## Start Data for this task
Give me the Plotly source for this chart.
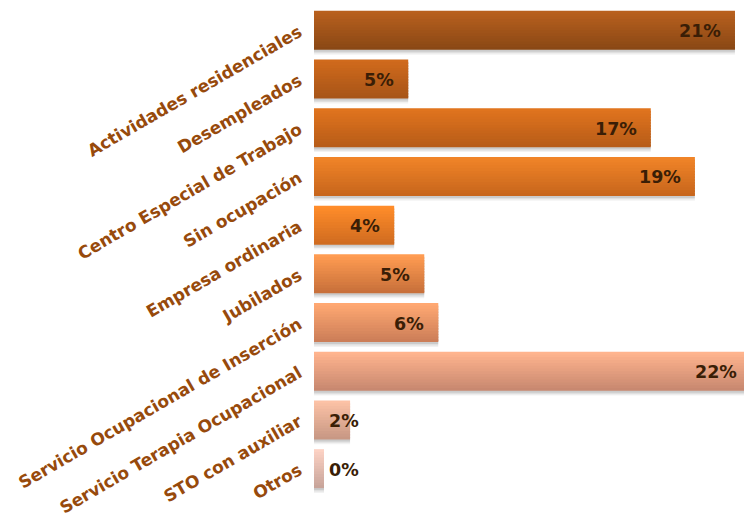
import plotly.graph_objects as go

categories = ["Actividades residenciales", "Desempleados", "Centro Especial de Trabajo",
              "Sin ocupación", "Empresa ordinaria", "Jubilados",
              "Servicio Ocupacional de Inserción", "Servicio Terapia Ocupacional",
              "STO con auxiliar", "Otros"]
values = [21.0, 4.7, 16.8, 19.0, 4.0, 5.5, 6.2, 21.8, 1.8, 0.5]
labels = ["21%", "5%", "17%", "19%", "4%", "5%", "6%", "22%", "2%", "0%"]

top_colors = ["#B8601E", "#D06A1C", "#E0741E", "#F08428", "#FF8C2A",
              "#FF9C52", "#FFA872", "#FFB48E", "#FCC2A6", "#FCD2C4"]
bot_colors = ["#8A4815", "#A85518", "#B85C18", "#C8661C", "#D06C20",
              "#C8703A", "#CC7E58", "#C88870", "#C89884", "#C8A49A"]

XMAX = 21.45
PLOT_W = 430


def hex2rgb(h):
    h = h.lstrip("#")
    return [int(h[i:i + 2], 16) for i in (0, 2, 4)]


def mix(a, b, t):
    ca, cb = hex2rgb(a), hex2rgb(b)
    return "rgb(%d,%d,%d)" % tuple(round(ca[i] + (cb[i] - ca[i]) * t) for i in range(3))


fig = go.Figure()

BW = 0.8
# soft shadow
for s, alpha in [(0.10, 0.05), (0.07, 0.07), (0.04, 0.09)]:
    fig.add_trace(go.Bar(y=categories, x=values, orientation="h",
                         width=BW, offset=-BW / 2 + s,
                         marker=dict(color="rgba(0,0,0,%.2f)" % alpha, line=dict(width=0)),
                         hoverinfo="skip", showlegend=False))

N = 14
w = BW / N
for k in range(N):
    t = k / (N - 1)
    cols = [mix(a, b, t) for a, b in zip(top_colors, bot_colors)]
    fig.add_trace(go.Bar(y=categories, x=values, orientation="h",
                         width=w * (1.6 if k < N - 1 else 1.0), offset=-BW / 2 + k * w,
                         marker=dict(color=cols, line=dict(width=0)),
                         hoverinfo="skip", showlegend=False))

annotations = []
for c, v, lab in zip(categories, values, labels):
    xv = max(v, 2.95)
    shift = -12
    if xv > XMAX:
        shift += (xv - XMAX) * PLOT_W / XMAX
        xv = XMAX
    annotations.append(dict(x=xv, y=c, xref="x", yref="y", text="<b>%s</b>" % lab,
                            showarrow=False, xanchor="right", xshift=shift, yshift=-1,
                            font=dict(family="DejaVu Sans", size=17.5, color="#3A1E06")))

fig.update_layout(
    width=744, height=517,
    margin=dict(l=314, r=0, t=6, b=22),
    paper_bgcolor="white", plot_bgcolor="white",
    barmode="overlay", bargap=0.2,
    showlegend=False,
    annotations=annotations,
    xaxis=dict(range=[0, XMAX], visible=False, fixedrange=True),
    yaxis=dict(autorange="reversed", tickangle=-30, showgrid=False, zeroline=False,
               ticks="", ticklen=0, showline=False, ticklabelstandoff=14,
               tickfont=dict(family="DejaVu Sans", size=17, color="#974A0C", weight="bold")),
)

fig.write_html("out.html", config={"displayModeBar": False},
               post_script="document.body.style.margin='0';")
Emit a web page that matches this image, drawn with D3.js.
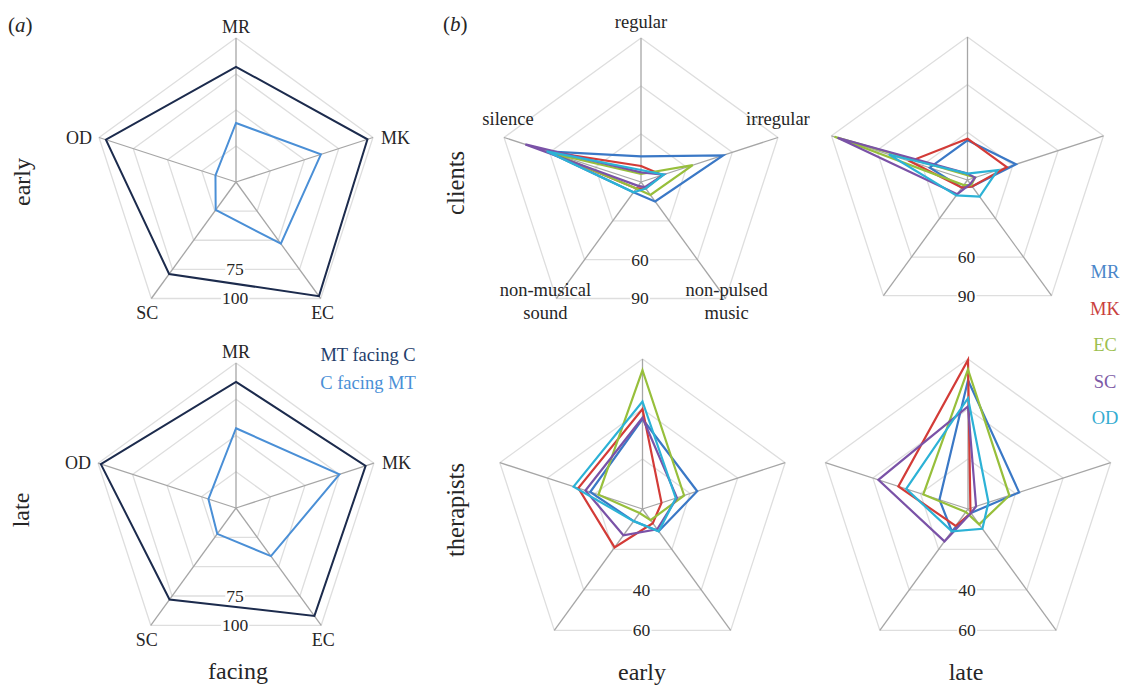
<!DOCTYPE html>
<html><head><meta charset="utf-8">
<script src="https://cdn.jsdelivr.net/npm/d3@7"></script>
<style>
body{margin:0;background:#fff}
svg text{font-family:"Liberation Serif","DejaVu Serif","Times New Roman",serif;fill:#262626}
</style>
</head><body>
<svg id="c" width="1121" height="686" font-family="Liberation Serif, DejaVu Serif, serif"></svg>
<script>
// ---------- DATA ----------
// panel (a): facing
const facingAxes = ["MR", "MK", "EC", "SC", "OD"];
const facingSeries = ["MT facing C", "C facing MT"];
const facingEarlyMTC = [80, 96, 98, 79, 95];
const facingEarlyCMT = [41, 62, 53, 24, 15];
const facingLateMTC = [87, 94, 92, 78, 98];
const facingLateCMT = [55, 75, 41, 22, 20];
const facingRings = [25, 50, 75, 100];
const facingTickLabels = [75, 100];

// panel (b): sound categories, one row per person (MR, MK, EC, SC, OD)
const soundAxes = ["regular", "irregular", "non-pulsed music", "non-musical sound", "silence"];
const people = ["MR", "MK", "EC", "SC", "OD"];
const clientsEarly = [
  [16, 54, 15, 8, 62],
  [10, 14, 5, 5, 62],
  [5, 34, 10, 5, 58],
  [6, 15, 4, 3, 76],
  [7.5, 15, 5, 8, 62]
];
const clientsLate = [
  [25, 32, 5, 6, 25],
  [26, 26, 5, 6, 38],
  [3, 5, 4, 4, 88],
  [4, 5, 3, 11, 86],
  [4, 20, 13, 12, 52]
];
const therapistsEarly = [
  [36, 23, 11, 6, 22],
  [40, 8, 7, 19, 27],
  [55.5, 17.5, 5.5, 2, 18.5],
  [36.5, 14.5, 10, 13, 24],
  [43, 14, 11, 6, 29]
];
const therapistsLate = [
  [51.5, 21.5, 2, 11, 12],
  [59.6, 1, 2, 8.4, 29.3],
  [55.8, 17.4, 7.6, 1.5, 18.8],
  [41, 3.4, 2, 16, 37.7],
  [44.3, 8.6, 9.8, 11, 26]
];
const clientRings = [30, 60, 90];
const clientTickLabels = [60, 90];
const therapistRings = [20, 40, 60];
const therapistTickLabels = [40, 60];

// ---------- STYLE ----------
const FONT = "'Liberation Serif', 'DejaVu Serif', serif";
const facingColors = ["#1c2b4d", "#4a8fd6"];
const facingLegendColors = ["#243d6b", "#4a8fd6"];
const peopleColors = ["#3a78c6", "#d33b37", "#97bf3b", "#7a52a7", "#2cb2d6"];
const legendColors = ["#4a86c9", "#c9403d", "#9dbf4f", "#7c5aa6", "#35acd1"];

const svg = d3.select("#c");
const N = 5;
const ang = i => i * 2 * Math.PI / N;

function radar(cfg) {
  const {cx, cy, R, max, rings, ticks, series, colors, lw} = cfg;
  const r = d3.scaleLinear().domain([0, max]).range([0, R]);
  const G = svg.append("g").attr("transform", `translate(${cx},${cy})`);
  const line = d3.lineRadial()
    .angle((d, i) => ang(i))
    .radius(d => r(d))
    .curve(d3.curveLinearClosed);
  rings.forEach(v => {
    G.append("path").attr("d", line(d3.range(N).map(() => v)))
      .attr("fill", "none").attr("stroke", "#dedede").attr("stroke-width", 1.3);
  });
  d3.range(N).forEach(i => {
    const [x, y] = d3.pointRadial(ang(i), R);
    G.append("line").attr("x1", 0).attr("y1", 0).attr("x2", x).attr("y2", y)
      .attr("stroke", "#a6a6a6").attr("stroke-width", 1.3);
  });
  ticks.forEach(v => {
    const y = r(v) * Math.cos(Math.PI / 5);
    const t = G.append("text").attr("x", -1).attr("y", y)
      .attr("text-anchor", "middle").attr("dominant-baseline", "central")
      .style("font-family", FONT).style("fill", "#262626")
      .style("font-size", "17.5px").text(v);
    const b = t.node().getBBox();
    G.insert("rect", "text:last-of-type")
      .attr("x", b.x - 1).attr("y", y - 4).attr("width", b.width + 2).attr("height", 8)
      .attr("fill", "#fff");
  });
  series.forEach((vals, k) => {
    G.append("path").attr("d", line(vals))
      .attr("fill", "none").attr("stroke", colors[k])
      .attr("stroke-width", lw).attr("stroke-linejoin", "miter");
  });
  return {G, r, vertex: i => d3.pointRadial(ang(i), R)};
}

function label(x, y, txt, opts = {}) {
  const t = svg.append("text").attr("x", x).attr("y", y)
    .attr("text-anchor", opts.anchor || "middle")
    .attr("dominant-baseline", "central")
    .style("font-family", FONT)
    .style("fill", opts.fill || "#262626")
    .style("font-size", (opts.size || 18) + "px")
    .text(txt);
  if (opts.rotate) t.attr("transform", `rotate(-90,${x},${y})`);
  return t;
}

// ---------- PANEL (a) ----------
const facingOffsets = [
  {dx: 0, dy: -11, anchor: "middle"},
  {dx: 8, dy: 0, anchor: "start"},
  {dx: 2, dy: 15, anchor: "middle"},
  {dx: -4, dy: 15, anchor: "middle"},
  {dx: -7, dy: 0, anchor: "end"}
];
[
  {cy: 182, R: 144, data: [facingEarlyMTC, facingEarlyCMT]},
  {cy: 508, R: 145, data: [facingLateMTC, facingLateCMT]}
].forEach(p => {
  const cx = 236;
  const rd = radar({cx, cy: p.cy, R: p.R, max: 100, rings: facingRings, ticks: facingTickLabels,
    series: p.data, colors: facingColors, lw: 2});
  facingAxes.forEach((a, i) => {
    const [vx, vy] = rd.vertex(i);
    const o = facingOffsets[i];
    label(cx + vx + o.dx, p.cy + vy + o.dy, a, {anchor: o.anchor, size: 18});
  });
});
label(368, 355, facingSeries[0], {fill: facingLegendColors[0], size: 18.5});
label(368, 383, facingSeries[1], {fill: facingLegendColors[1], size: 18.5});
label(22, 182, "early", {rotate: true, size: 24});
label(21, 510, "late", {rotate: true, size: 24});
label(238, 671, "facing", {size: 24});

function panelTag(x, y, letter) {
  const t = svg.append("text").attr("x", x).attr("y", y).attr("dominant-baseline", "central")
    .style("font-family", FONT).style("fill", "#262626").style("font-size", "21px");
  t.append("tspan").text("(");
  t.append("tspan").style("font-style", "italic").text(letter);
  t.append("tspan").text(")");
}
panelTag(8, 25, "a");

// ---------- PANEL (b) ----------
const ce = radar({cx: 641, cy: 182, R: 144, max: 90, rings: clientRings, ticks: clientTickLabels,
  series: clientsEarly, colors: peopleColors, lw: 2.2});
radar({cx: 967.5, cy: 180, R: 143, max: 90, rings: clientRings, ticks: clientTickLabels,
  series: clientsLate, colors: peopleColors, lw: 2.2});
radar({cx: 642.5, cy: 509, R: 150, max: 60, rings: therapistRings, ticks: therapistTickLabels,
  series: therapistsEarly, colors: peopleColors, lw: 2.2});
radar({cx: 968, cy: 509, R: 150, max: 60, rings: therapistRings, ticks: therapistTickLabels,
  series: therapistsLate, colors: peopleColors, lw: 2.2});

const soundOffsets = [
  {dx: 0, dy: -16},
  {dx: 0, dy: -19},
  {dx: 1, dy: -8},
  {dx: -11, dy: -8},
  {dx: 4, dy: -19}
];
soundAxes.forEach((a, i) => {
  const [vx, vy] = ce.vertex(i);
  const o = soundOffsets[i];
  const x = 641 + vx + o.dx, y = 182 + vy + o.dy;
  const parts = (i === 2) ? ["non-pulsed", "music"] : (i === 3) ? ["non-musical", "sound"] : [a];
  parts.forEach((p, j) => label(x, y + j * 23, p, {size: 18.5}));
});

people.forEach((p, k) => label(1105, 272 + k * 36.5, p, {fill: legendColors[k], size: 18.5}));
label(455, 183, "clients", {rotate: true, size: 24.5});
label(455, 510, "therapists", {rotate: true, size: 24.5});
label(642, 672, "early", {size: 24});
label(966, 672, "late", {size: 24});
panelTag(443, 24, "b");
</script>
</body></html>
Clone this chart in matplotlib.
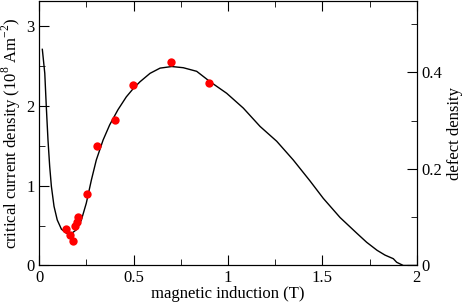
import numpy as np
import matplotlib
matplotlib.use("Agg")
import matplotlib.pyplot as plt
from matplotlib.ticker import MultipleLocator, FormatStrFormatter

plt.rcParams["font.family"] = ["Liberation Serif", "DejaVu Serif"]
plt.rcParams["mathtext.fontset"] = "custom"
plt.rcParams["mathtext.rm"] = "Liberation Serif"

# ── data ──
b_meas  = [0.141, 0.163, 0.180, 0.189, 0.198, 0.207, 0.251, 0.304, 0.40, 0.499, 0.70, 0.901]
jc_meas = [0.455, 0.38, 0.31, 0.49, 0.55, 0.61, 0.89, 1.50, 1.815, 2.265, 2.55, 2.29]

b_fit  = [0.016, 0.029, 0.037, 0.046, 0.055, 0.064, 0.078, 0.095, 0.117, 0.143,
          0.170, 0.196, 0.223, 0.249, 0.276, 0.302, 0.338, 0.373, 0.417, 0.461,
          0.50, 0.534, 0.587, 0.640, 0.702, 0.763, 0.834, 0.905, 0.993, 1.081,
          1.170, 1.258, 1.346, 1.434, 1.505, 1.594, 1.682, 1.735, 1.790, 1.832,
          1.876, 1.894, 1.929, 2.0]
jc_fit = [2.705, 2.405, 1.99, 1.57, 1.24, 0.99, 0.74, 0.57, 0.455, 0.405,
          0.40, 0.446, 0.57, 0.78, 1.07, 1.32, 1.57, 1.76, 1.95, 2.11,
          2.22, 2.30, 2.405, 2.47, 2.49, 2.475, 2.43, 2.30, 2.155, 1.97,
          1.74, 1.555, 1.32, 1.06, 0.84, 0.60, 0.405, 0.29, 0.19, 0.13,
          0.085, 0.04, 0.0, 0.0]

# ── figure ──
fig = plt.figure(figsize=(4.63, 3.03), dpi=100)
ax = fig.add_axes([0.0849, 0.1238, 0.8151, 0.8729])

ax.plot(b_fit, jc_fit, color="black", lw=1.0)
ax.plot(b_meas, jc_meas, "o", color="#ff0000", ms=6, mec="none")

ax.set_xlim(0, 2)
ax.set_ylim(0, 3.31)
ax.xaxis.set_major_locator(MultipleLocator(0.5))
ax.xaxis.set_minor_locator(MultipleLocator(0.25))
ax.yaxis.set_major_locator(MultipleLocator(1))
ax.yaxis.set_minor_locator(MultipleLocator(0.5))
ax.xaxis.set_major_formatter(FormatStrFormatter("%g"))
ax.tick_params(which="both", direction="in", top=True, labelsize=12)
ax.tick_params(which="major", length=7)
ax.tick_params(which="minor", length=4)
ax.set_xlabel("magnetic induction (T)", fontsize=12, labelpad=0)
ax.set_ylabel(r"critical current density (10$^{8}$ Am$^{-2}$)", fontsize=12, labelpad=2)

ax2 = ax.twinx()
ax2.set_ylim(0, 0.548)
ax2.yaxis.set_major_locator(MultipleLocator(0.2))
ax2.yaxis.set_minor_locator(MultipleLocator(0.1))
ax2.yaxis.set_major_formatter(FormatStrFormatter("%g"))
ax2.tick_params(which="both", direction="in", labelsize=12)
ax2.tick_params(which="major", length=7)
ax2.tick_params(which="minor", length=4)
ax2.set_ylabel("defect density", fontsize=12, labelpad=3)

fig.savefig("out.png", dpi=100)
## End Data for this task
Challenge » From the first line of the entries above down to the line holding "import plotly.graph_objects as go", quote each line exactly and nothing else, skipping pictures.

Exercise solution »
Give me the Plotly source for this chart.
import plotly.graph_objects as go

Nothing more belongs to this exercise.